**GIVEN DATA:**
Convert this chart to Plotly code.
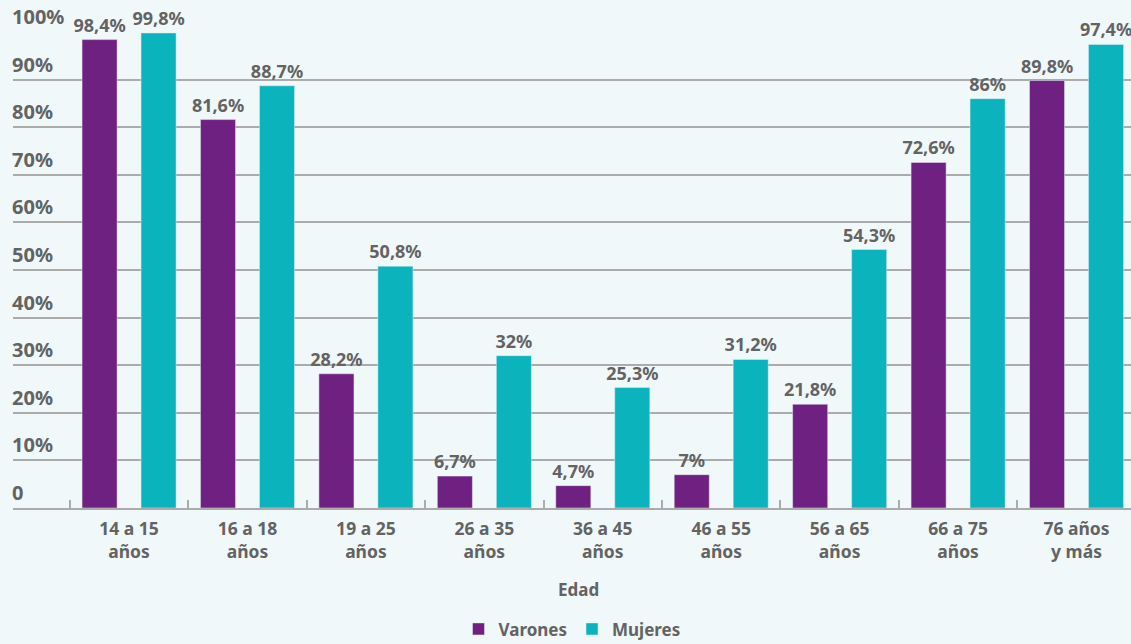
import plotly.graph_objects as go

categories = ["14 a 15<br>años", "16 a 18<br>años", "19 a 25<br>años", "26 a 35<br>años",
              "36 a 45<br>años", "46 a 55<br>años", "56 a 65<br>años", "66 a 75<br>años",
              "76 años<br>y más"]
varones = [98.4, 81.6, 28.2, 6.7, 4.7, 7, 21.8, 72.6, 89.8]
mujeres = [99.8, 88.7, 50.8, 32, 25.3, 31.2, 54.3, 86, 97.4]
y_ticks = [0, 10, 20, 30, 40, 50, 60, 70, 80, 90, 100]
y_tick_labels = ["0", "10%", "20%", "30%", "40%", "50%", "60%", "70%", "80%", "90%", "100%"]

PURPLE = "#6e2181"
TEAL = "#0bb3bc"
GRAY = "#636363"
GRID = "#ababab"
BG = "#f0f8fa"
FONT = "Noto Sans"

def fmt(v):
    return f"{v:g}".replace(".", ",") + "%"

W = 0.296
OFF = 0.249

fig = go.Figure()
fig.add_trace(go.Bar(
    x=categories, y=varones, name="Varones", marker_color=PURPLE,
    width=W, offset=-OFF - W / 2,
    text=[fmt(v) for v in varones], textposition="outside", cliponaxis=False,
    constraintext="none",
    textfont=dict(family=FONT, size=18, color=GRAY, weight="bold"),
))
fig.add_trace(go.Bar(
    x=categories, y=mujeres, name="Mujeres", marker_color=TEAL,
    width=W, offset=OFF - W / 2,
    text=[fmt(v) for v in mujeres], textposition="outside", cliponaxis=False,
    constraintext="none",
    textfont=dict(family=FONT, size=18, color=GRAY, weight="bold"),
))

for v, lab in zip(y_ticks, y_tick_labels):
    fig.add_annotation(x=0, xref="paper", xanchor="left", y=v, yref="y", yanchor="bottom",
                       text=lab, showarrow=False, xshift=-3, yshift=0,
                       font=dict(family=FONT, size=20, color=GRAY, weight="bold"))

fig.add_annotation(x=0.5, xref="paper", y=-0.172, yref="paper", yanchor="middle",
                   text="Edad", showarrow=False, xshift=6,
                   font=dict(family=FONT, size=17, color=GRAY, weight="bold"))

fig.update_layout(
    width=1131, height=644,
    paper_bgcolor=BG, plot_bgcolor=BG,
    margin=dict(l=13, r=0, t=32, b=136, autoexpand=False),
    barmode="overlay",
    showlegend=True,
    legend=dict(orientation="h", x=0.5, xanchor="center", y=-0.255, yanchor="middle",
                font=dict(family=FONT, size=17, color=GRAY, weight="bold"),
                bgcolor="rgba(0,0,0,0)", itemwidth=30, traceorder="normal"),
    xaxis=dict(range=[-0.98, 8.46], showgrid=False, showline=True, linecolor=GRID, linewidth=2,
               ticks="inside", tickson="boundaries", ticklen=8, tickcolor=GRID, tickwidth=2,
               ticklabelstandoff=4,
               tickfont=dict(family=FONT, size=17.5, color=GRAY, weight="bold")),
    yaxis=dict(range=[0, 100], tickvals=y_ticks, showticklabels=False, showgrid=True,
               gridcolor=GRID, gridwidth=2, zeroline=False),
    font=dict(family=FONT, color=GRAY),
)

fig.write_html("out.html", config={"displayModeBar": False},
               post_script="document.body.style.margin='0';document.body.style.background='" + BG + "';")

**WRITTEN TASK:** Repeat the material above in full and exactly, apart from the pictures.

**EXERCISE RESPONSE:**
Convert this chart to Plotly code.
import plotly.graph_objects as go

categories = ["14 a 15<br>años", "16 a 18<br>años", "19 a 25<br>años", "26 a 35<br>años",
              "36 a 45<br>años", "46 a 55<br>años", "56 a 65<br>años", "66 a 75<br>años",
              "76 años<br>y más"]
varones = [98.4, 81.6, 28.2, 6.7, 4.7, 7, 21.8, 72.6, 89.8]
mujeres = [99.8, 88.7, 50.8, 32, 25.3, 31.2, 54.3, 86, 97.4]
y_ticks = [0, 10, 20, 30, 40, 50, 60, 70, 80, 90, 100]
y_tick_labels = ["0", "10%", "20%", "30%", "40%", "50%", "60%", "70%", "80%", "90%", "100%"]

PURPLE = "#6e2181"
TEAL = "#0bb3bc"
GRAY = "#636363"
GRID = "#ababab"
BG = "#f0f8fa"
FONT = "Noto Sans"

def fmt(v):
    return f"{v:g}".replace(".", ",") + "%"

W = 0.296
OFF = 0.249

fig = go.Figure()
fig.add_trace(go.Bar(
    x=categories, y=varones, name="Varones", marker_color=PURPLE,
    width=W, offset=-OFF - W / 2,
    text=[fmt(v) for v in varones], textposition="outside", cliponaxis=False,
    constraintext="none",
    textfont=dict(family=FONT, size=18, color=GRAY, weight="bold"),
))
fig.add_trace(go.Bar(
    x=categories, y=mujeres, name="Mujeres", marker_color=TEAL,
    width=W, offset=OFF - W / 2,
    text=[fmt(v) for v in mujeres], textposition="outside", cliponaxis=False,
    constraintext="none",
    textfont=dict(family=FONT, size=18, color=GRAY, weight="bold"),
))

for v, lab in zip(y_ticks, y_tick_labels):
    fig.add_annotation(x=0, xref="paper", xanchor="left", y=v, yref="y", yanchor="bottom",
                       text=lab, showarrow=False, xshift=-3, yshift=0,
                       font=dict(family=FONT, size=20, color=GRAY, weight="bold"))

fig.add_annotation(x=0.5, xref="paper", y=-0.172, yref="paper", yanchor="middle",
                   text="Edad", showarrow=False, xshift=6,
                   font=dict(family=FONT, size=17, color=GRAY, weight="bold"))

fig.update_layout(
    width=1131, height=644,
    paper_bgcolor=BG, plot_bgcolor=BG,
    margin=dict(l=13, r=0, t=32, b=136, autoexpand=False),
    barmode="overlay",
    showlegend=True,
    legend=dict(orientation="h", x=0.5, xanchor="center", y=-0.255, yanchor="middle",
                font=dict(family=FONT, size=17, color=GRAY, weight="bold"),
                bgcolor="rgba(0,0,0,0)", itemwidth=30, traceorder="normal"),
    xaxis=dict(range=[-0.98, 8.46], showgrid=False, showline=True, linecolor=GRID, linewidth=2,
               ticks="inside", tickson="boundaries", ticklen=8, tickcolor=GRID, tickwidth=2,
               ticklabelstandoff=4,
               tickfont=dict(family=FONT, size=17.5, color=GRAY, weight="bold")),
    yaxis=dict(range=[0, 100], tickvals=y_ticks, showticklabels=False, showgrid=True,
               gridcolor=GRID, gridwidth=2, zeroline=False),
    font=dict(family=FONT, color=GRAY),
)

fig.write_html("out.html", config={"displayModeBar": False},
               post_script="document.body.style.margin='0';document.body.style.background='" + BG + "';")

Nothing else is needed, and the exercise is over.